### BRIEF
Only the lines from the one containing "Rebuild this chart" down to the one containing "const pvuErr = [6, 8.6, 5.6, 7.5];" should be printed, exactly as they stand, ends included.

### RECORDS FOR PROCESSING
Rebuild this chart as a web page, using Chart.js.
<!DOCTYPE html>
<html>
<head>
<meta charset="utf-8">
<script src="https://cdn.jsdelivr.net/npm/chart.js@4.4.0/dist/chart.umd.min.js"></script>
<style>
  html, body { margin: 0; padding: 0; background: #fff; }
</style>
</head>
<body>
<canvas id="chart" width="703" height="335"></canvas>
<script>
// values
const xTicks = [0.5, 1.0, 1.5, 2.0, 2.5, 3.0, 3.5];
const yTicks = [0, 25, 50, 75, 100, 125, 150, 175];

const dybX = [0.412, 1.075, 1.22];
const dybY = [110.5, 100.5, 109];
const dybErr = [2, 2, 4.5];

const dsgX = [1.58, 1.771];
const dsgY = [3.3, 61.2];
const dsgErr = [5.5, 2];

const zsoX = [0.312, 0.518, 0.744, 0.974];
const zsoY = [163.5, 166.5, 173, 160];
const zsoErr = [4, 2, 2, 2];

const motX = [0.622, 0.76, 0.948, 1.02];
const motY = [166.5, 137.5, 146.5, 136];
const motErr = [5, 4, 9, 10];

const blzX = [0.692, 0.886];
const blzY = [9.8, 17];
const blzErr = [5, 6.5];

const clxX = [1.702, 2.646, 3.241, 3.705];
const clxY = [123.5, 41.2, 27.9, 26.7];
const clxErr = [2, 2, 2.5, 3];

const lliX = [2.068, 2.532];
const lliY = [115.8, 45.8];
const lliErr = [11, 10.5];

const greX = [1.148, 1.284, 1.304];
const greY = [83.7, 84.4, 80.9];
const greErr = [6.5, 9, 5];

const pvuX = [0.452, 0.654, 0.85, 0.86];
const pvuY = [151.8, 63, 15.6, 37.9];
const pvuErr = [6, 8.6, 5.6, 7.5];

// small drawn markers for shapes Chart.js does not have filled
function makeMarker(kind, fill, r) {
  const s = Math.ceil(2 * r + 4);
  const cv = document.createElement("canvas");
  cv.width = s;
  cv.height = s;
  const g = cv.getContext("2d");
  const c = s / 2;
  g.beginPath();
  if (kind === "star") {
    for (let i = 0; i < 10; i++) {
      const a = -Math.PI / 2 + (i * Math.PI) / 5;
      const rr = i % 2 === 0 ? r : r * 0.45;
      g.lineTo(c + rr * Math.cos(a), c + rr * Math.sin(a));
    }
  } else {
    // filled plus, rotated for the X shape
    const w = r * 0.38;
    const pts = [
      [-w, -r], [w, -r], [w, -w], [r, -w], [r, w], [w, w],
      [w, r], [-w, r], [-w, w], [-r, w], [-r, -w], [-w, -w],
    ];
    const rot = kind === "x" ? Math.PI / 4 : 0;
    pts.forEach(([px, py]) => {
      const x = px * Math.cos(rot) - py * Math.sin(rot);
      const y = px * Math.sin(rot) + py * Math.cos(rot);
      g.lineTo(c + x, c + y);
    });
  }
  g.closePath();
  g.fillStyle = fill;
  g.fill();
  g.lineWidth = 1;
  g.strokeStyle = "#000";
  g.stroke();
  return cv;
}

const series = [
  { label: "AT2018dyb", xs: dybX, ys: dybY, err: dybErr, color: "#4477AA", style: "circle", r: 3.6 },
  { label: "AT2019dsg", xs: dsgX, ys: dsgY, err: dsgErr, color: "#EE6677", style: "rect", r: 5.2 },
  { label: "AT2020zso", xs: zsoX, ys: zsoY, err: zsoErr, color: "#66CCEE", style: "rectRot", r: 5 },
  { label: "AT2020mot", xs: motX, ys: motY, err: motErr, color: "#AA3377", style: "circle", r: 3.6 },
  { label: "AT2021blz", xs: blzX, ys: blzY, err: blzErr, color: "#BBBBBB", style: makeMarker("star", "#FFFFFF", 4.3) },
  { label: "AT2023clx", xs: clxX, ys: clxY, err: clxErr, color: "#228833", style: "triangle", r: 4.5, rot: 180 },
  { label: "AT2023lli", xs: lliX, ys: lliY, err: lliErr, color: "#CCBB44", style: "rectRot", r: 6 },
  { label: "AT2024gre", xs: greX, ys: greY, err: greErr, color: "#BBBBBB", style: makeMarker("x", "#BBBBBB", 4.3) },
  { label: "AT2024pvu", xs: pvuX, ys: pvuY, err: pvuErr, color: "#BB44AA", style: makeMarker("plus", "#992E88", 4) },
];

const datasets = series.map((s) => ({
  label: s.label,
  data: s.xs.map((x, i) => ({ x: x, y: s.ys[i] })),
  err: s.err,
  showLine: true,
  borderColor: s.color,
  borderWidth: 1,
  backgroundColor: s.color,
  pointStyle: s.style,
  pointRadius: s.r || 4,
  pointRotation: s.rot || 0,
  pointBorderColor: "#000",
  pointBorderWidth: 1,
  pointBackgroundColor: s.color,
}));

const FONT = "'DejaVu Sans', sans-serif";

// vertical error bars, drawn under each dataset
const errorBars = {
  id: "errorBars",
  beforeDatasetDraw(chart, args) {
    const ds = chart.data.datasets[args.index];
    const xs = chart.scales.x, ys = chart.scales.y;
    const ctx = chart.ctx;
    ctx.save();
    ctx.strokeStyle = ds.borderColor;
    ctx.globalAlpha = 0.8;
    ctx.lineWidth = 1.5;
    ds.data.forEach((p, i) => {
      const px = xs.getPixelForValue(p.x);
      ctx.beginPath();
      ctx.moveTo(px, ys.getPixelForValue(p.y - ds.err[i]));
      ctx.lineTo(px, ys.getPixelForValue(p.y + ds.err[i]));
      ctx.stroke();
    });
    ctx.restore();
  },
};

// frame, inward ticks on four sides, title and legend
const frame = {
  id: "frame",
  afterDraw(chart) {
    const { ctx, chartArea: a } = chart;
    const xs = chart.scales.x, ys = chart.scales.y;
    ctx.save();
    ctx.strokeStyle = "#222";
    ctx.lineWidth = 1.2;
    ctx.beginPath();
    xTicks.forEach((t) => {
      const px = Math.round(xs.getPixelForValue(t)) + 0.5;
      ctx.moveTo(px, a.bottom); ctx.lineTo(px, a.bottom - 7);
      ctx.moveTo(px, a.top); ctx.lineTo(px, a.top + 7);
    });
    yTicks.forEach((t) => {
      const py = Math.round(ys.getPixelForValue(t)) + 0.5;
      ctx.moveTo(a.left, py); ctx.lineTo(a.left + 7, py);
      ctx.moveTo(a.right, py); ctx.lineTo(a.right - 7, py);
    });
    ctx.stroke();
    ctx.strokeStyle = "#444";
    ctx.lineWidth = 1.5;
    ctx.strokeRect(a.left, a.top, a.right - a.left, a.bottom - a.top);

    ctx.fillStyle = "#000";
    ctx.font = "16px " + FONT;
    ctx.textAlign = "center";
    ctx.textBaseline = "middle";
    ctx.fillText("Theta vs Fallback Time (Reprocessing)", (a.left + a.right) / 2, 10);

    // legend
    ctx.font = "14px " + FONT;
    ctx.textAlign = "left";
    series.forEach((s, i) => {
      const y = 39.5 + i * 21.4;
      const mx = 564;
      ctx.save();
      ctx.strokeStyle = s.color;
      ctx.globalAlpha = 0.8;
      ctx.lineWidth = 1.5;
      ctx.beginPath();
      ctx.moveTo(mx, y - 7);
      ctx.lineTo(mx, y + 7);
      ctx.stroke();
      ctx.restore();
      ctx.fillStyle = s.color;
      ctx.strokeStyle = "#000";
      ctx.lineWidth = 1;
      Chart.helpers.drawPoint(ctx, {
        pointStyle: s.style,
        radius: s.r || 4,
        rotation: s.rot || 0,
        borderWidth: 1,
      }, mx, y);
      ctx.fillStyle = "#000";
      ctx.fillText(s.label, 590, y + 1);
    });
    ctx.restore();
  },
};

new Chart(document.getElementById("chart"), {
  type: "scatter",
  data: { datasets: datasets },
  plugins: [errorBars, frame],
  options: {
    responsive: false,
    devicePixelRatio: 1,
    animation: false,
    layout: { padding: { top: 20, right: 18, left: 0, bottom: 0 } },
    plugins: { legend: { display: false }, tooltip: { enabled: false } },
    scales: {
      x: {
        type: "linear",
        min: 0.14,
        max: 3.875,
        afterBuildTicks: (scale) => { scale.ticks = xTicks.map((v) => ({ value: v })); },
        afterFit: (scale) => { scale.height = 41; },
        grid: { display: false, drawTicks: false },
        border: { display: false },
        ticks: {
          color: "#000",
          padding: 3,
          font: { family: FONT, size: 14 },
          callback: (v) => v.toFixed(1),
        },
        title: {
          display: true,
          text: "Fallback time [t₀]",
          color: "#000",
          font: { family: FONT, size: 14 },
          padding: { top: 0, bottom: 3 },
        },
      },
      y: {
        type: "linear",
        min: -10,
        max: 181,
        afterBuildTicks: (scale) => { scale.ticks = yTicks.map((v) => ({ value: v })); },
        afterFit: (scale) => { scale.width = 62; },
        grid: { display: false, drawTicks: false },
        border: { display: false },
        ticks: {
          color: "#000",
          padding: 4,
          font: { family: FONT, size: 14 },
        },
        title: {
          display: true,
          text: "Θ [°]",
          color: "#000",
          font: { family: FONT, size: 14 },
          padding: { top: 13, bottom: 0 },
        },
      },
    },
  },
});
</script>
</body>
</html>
==
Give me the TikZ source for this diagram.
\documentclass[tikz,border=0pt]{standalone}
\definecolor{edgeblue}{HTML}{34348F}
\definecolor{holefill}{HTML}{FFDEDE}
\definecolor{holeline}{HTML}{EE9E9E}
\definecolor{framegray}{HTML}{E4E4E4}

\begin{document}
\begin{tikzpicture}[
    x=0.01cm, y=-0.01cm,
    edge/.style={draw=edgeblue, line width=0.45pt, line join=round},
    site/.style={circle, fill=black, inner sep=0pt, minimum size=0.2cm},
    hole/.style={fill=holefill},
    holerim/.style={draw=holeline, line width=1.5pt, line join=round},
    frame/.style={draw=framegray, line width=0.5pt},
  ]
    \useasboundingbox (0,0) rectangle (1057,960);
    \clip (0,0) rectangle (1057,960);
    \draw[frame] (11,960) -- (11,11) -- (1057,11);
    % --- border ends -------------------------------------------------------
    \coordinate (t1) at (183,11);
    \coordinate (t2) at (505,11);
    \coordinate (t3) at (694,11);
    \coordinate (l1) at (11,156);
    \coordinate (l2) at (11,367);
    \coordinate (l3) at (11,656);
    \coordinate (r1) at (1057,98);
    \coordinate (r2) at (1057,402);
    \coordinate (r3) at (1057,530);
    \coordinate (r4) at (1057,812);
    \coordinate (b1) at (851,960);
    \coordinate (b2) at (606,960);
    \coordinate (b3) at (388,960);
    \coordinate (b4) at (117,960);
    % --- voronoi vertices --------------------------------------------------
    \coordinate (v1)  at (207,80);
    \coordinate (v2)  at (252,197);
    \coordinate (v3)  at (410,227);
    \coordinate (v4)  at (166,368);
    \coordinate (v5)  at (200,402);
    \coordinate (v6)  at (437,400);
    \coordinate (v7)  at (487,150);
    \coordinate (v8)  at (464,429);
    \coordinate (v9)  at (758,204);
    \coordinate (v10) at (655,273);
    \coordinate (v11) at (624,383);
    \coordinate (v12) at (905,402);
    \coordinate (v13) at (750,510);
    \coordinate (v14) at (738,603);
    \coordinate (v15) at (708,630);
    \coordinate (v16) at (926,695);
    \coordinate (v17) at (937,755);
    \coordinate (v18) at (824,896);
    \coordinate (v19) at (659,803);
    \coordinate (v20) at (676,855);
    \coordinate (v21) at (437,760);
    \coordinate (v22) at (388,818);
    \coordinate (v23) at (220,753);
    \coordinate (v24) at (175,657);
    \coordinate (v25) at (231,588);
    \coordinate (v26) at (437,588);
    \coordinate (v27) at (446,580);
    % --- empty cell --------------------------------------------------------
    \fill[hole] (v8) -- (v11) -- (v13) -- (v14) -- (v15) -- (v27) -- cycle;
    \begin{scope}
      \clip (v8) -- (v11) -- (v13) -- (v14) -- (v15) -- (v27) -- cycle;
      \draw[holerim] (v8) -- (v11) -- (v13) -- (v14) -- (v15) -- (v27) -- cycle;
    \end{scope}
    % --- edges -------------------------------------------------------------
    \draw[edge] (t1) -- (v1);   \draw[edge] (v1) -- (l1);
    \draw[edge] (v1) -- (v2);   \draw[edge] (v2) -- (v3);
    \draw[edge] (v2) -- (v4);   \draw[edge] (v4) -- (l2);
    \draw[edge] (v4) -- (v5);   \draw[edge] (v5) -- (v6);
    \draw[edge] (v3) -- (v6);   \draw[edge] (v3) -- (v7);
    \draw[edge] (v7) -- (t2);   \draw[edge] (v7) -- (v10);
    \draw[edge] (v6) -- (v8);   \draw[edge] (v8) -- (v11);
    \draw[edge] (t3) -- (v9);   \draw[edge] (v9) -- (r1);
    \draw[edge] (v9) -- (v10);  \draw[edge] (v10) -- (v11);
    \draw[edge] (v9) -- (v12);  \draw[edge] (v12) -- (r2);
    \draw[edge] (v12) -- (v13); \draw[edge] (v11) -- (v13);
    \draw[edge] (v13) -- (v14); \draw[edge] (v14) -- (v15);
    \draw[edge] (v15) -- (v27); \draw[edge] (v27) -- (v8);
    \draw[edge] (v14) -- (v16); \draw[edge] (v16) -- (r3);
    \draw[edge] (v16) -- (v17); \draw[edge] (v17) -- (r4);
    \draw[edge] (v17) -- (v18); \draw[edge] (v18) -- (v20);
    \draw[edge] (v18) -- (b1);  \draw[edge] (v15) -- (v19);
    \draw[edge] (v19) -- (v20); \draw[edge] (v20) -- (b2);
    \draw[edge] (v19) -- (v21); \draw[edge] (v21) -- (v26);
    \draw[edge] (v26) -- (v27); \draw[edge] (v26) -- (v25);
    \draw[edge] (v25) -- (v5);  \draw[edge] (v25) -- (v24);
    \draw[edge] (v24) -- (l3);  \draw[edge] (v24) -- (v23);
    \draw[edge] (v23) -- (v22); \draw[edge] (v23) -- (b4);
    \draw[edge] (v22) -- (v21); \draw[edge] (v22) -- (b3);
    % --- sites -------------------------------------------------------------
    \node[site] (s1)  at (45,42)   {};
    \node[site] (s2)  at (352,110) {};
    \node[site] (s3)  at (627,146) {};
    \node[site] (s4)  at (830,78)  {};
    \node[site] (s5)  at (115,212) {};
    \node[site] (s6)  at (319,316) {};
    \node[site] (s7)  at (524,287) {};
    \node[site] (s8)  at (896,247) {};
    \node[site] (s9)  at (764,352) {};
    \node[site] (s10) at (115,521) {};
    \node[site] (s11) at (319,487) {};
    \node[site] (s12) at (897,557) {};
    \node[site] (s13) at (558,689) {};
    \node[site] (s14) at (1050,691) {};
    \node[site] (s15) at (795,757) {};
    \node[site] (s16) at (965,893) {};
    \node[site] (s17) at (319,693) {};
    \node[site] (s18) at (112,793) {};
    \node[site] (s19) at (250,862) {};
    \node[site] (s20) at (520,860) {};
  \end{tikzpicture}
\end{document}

### TASK RESPONSE
Rebuild this chart as a web page, using Chart.js.
<!DOCTYPE html>
<html>
<head>
<meta charset="utf-8">
<script src="https://cdn.jsdelivr.net/npm/chart.js@4.4.0/dist/chart.umd.min.js"></script>
<style>
  html, body { margin: 0; padding: 0; background: #fff; }
</style>
</head>
<body>
<canvas id="chart" width="703" height="335"></canvas>
<script>
// values
const xTicks = [0.5, 1.0, 1.5, 2.0, 2.5, 3.0, 3.5];
const yTicks = [0, 25, 50, 75, 100, 125, 150, 175];

const dybX = [0.412, 1.075, 1.22];
const dybY = [110.5, 100.5, 109];
const dybErr = [2, 2, 4.5];

const dsgX = [1.58, 1.771];
const dsgY = [3.3, 61.2];
const dsgErr = [5.5, 2];

const zsoX = [0.312, 0.518, 0.744, 0.974];
const zsoY = [163.5, 166.5, 173, 160];
const zsoErr = [4, 2, 2, 2];

const motX = [0.622, 0.76, 0.948, 1.02];
const motY = [166.5, 137.5, 146.5, 136];
const motErr = [5, 4, 9, 10];

const blzX = [0.692, 0.886];
const blzY = [9.8, 17];
const blzErr = [5, 6.5];

const clxX = [1.702, 2.646, 3.241, 3.705];
const clxY = [123.5, 41.2, 27.9, 26.7];
const clxErr = [2, 2, 2.5, 3];

const lliX = [2.068, 2.532];
const lliY = [115.8, 45.8];
const lliErr = [11, 10.5];

const greX = [1.148, 1.284, 1.304];
const greY = [83.7, 84.4, 80.9];
const greErr = [6.5, 9, 5];

const pvuX = [0.452, 0.654, 0.85, 0.86];
const pvuY = [151.8, 63, 15.6, 37.9];
const pvuErr = [6, 8.6, 5.6, 7.5];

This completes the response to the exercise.